Chicken & Pan-Fried Noodles
Yield: 2 Servings
Scott Nowell
Chicken & Marinade:
- 12oz sliced chicken
- 1pinch salt
- 1pinch white pepper
- 1tsp sesame seed oil
- 1egg white
- 1-3TBS corn starch
Stir-Fry
- 1tsp garlic, minced
- 1tsp ginger, minced
- 2TBS Shaoxing wine
Sauce
- 1½cup chicken stock
- 2TBS oyster sauce
- 2TBS soy sauce
- 1pinch white pepper
- 1tsp sugar
Slurry
- 1TBS corn starch
- 2TBS water
Marinate the Chicken:
In a bowl add sliced chicken, salt, egg white, white pepper, sesame seed oil, 1½ TBS of corn starch and 1 TBS of oil. Mix everything well. Marinate for 15 to 30 minutes.
Make the sauce:
Mix chicken stock, oyster sauce, soy sauce, pinch of white pepper and 1 tsp sugar and in a small bowl.
Make a slurry:
Whisk together 1 TBS of corn starch and 2 TBS of water in a bowl.
Stir-fry the chicken:
Add 2 TBS of vegetable oil and the chicken to a wok and cook on medium high heat until chicken is almost cooked.
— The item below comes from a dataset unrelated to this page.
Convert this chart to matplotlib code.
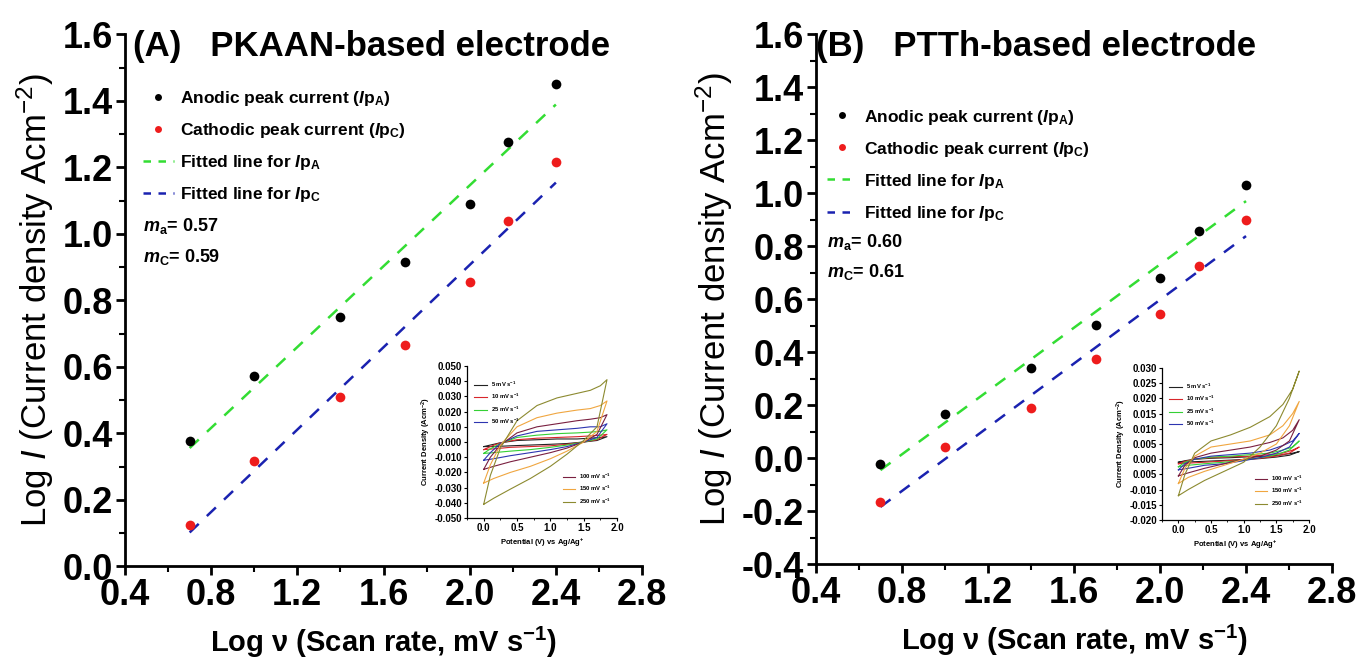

Remove chicken to bowl and set aside.
Stir-fry the vegetables:
To the wok add 2 TBS of oil, minced ginger, minced garlic and vegetables. Stir-fry for a couple of minutes, return chicken to the wok and add sauce. Bring to a boil.
To thicken the sauce, slowly add slurry to your stir-fry and return to boil. Add additional slurry until you get the desired thickness.